The integration of smart functionalities is one of three overarching research themes suggested in the newly released BATTERY 2030+ roadmap.
“Hopefully, the fully operational smart battery will see the light of day within a ten-year period”, says Professor Robert Dominko.
Integration of smart functionalities will enhance the lifetime and safety of batteries. BATTERY 2030+ suggests two different and complementary approaches; the development of sensors probing chemical and electrochemical reactions directly at battery cell level, and the use of self-healing functionalities to restore lost functionality within an operational battery cell.
“Each battery chemistry has different degradation mechanisms, and even if it’s better to act proactively and design interfaces which are stable, batteries are used in different conditions. Additional smart functionalities will make them more reliable. Sensing can also provide more data for improvement and further developments”, says Robert Dominko, Head of the battery group at the National Insititute of Chemistry and Professor of Materials Science at the University of Ljubljana.

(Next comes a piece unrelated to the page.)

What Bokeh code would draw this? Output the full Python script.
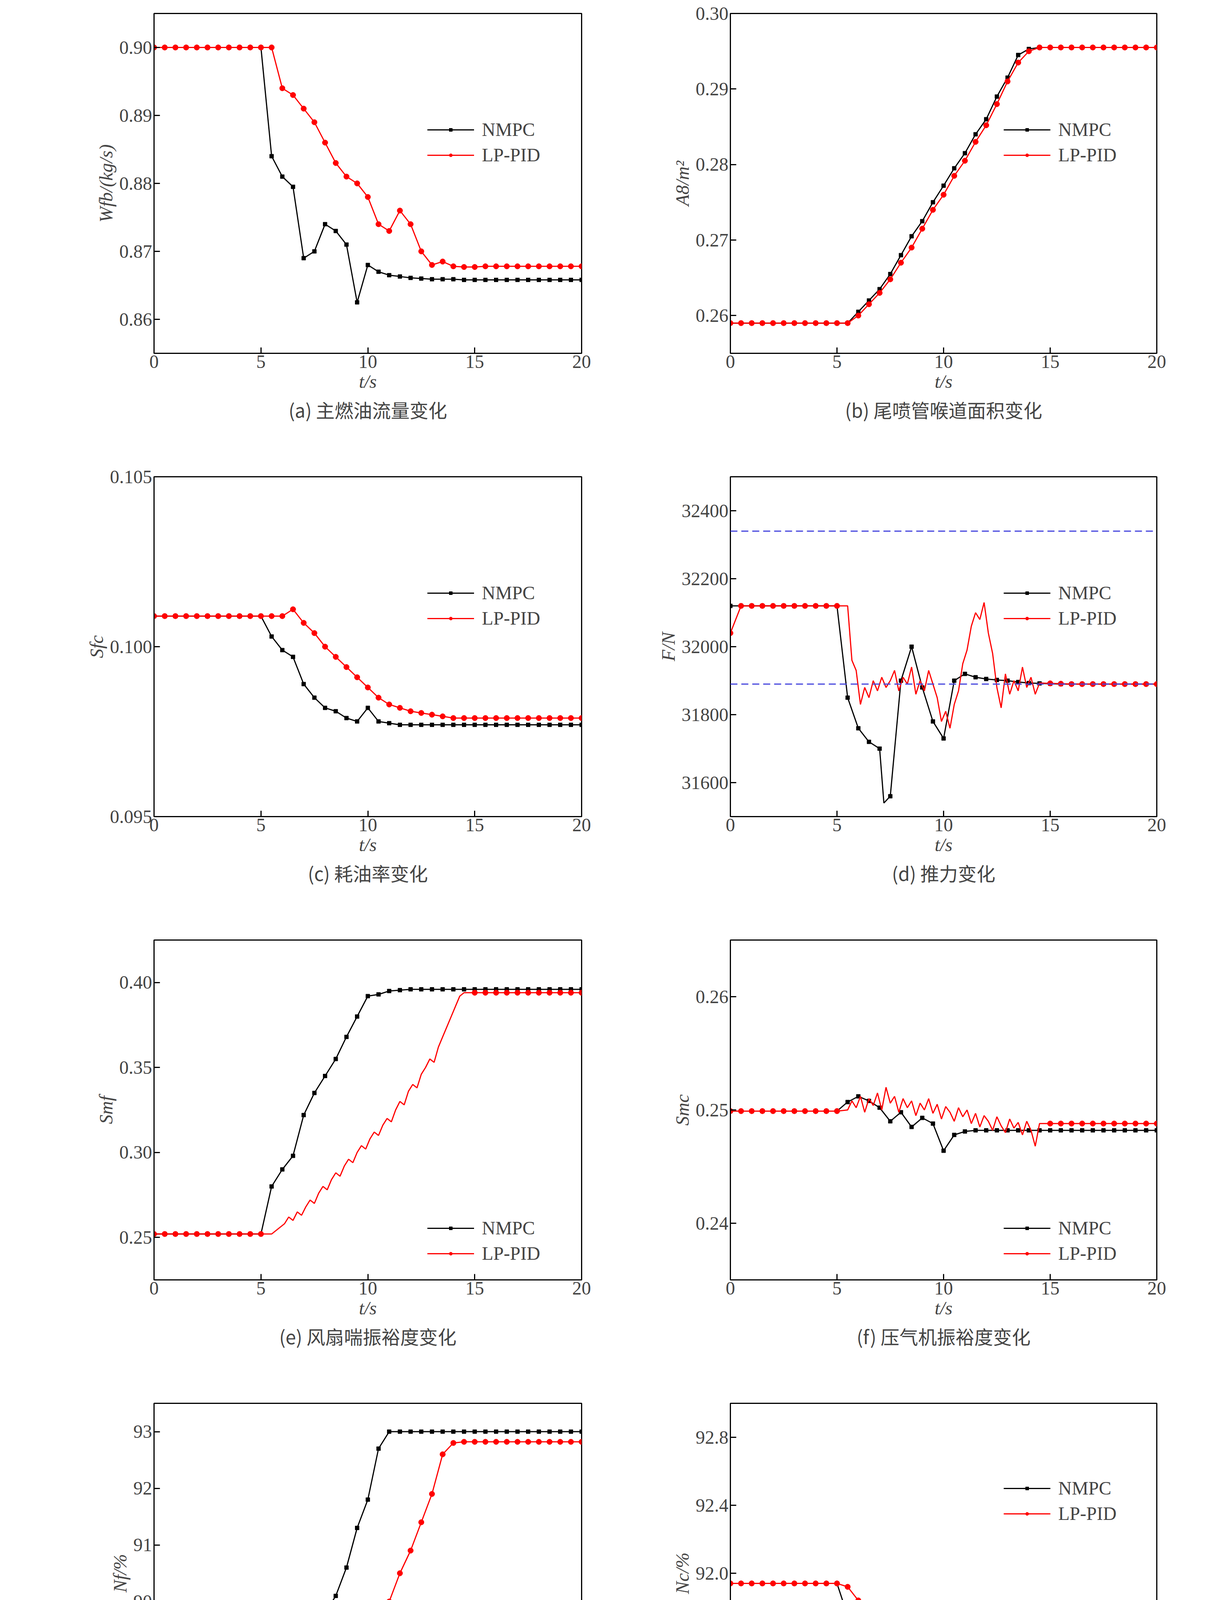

He is one of the researchers behind research into sensing and self-healing ideas as a way to address key challenges such as the degradation and life time of batteries.
One of the main challenges within the domain is connected to harsh conditions in the battery environment, where sensors and self-healing functionalities have to last for many years.
“Our proposed disruptive approach to meet these challenges is to inject smart embedded sensing technologies and functionalities into the battery. The sensors should be capable of monitoring changes detrimental to battery life”, says Robert Dominko.
Injecting smart functionalities into the battery will include the integration and development of various sensing technologies previously used in other sectors, such as the automotive and medical industries, to transmit information out of the cells. For the successful implementation of the sensing tools in a battery, sensors will have to be adapted to the targeted battery environment in terms of chemical stability, size and manufacturing constraints, including recyclability.
“Within a ten-year horizon, the development of new sensors with high sensitivity, high accuracy, and low cost offers the possibility of access to a fully operational smart battery”, says Robert Dominko.
What motivates you to engage in this area of research?
“Batteries are not considered to be the most reliable devices and it’s difficult to monitor their lifetime quality. Introducing smart functionalities into cells can significantly improve their acceptance, and make them more affordable and predictable. That will impact the lifespan and less recycling will be needed due to longer use in the primary application and a more predictable second life. All that is my primary motivation, besides the fact that I am always motivated by research problems that are close to science fiction”.